WHAT YOU HAVE TO DO = A partial copy is required: transcribe exactly the lines from the one containing "Emit a component" through the last line below, without any pictures.

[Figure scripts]
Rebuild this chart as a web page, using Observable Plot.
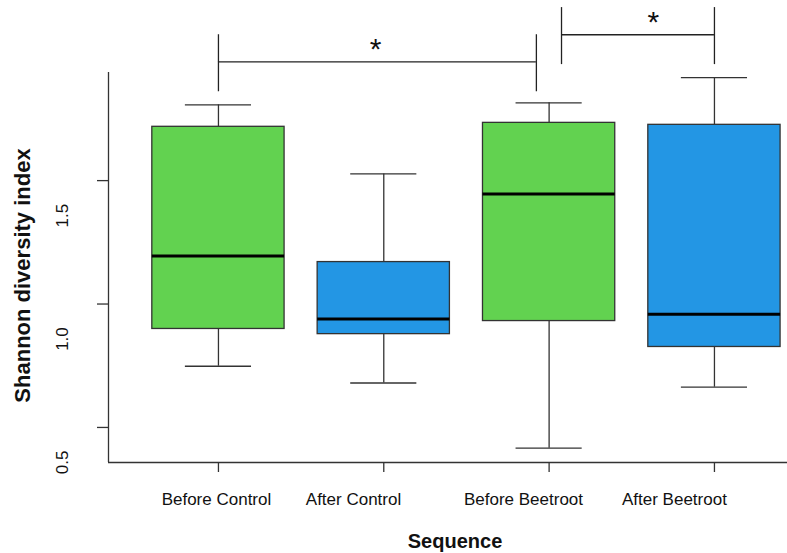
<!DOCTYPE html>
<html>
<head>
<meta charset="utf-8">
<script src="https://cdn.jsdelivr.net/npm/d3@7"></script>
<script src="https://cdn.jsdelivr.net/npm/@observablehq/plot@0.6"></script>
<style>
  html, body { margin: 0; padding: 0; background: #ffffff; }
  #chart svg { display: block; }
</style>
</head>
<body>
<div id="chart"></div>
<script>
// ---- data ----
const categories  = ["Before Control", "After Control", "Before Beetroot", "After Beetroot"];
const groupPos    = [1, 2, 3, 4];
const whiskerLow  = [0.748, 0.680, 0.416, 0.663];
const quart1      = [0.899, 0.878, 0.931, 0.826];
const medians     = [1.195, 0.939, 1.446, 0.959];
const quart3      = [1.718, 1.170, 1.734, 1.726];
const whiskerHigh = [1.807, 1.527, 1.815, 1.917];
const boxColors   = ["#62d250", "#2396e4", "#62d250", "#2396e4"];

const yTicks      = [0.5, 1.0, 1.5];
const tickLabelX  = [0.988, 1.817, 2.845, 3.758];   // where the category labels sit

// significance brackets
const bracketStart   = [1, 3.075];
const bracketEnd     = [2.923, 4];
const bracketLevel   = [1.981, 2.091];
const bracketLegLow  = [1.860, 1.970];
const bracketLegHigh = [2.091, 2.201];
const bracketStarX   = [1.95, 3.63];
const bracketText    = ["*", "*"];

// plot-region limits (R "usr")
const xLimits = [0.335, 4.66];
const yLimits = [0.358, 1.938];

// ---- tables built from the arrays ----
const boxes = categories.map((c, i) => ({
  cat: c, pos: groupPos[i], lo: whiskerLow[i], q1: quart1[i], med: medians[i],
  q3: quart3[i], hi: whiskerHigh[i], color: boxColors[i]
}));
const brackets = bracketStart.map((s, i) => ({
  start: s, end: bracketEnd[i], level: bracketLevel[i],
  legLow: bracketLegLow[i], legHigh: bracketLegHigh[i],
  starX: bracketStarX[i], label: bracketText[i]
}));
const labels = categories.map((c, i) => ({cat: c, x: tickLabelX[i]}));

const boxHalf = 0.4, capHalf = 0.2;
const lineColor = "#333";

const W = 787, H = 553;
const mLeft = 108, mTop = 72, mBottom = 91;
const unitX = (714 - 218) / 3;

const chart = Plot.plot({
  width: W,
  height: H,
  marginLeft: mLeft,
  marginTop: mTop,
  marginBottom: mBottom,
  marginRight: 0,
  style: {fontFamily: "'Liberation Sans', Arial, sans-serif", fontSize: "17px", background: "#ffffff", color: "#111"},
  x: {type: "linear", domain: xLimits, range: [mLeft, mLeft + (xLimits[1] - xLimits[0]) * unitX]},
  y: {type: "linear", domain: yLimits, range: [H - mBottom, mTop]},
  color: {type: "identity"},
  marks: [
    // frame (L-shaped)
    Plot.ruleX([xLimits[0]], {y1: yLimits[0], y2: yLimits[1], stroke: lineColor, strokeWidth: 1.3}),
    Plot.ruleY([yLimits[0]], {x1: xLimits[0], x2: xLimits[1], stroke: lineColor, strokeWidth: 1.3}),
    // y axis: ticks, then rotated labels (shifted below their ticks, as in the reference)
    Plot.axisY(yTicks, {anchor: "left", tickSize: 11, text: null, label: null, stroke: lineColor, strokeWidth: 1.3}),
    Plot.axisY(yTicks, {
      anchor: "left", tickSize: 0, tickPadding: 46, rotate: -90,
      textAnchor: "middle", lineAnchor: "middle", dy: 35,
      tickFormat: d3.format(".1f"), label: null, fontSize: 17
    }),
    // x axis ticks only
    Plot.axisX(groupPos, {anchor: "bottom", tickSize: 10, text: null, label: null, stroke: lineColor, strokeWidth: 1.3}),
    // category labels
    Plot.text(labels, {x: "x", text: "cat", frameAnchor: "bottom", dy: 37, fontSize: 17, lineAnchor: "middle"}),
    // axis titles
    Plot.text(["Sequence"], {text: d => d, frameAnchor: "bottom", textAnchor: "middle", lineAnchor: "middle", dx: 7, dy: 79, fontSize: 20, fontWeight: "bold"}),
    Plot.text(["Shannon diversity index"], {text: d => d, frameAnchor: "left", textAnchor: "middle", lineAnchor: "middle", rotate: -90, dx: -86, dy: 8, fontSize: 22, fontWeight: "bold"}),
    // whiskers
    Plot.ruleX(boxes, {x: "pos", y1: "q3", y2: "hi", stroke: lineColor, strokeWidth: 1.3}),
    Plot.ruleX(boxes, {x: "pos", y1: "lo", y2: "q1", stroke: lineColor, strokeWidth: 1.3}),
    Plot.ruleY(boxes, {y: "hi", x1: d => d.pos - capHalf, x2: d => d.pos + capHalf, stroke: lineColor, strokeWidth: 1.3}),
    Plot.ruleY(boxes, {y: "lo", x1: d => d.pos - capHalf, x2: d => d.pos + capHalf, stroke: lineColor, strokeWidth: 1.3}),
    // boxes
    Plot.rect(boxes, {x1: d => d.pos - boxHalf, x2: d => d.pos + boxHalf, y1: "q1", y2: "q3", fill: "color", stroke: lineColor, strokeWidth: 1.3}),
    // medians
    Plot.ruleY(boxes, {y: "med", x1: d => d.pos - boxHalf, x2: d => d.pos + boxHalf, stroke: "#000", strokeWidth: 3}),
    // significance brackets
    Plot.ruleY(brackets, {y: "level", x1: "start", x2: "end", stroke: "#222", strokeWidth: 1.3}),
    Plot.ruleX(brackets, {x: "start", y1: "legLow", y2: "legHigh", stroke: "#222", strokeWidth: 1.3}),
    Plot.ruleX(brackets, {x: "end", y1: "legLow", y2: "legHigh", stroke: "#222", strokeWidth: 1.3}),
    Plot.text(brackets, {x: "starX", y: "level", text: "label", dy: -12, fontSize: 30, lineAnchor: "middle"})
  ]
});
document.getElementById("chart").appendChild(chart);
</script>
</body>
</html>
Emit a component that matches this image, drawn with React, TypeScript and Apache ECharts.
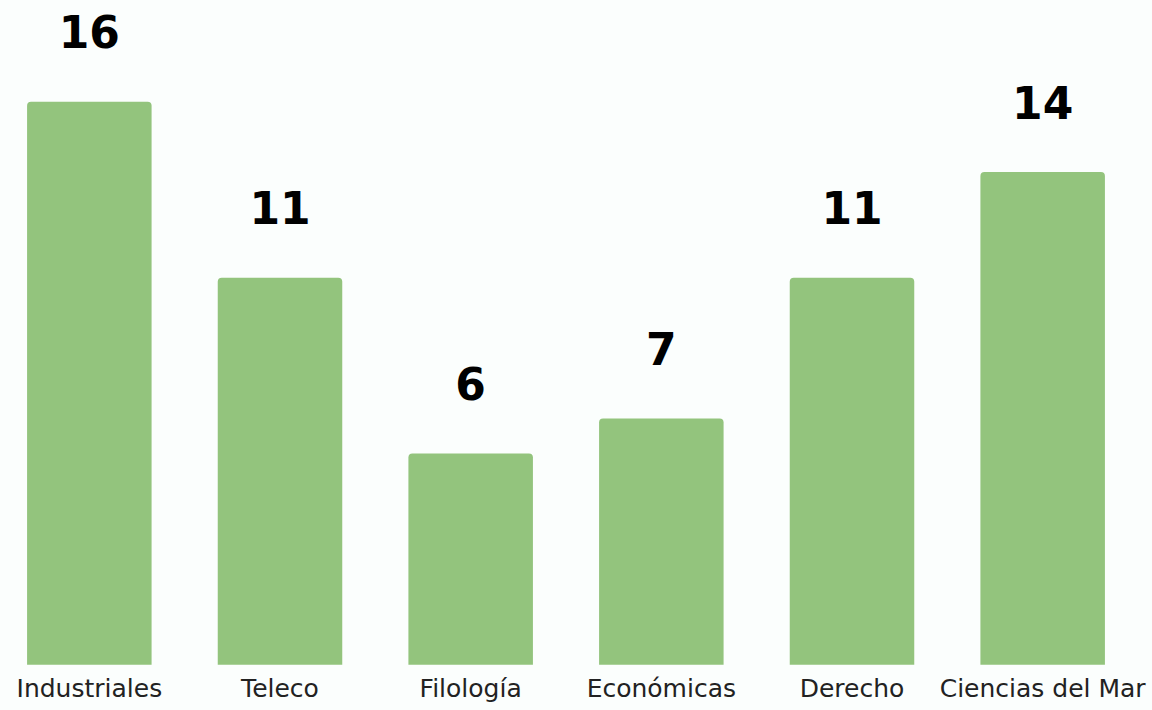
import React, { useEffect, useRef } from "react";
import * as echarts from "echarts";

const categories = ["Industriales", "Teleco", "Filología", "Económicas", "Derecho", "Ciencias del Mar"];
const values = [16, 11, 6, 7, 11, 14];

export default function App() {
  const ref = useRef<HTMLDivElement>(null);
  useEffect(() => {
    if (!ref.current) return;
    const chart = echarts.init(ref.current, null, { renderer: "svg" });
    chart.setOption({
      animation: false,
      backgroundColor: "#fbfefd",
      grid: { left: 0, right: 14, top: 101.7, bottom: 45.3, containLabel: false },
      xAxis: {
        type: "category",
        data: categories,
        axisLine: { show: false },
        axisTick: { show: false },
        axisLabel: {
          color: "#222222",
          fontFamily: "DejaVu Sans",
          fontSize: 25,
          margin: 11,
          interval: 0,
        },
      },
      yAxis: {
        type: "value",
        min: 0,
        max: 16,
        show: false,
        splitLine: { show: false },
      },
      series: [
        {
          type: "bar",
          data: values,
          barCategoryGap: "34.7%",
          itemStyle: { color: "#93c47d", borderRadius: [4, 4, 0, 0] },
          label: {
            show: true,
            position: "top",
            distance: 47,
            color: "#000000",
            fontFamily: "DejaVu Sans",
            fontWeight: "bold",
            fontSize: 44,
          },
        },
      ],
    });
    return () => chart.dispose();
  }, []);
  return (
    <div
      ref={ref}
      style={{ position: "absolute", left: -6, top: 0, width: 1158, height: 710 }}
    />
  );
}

THE OUTPUT =
Emit a component that matches this image, drawn with React, TypeScript and Apache ECharts.
import React, { useEffect, useRef } from "react";
import * as echarts from "echarts";

const categories = ["Industriales", "Teleco", "Filología", "Económicas", "Derecho", "Ciencias del Mar"];
const values = [16, 11, 6, 7, 11, 14];

export default function App() {
  const ref = useRef<HTMLDivElement>(null);
  useEffect(() => {
    if (!ref.current) return;
    const chart = echarts.init(ref.current, null, { renderer: "svg" });
    chart.setOption({
      animation: false,
      backgroundColor: "#fbfefd",
      grid: { left: 0, right: 14, top: 101.7, bottom: 45.3, containLabel: false },
      xAxis: {
        type: "category",
        data: categories,
        axisLine: { show: false },
        axisTick: { show: false },
        axisLabel: {
          color: "#222222",
          fontFamily: "DejaVu Sans",
          fontSize: 25,
          margin: 11,
          interval: 0,
        },
      },
      yAxis: {
        type: "value",
        min: 0,
        max: 16,
        show: false,
        splitLine: { show: false },
      },
      series: [
        {
          type: "bar",
          data: values,
          barCategoryGap: "34.7%",
          itemStyle: { color: "#93c47d", borderRadius: [4, 4, 0, 0] },
          label: {
            show: true,
            position: "top",
            distance: 47,
            color: "#000000",
            fontFamily: "DejaVu Sans",
            fontWeight: "bold",
            fontSize: 44,
          },
        },
      ],
    });
    return () => chart.dispose();
  }, []);
  return (
    <div
      ref={ref}
      style={{ position: "absolute", left: -6, top: 0, width: 1158, height: 710 }}
    />
  );
}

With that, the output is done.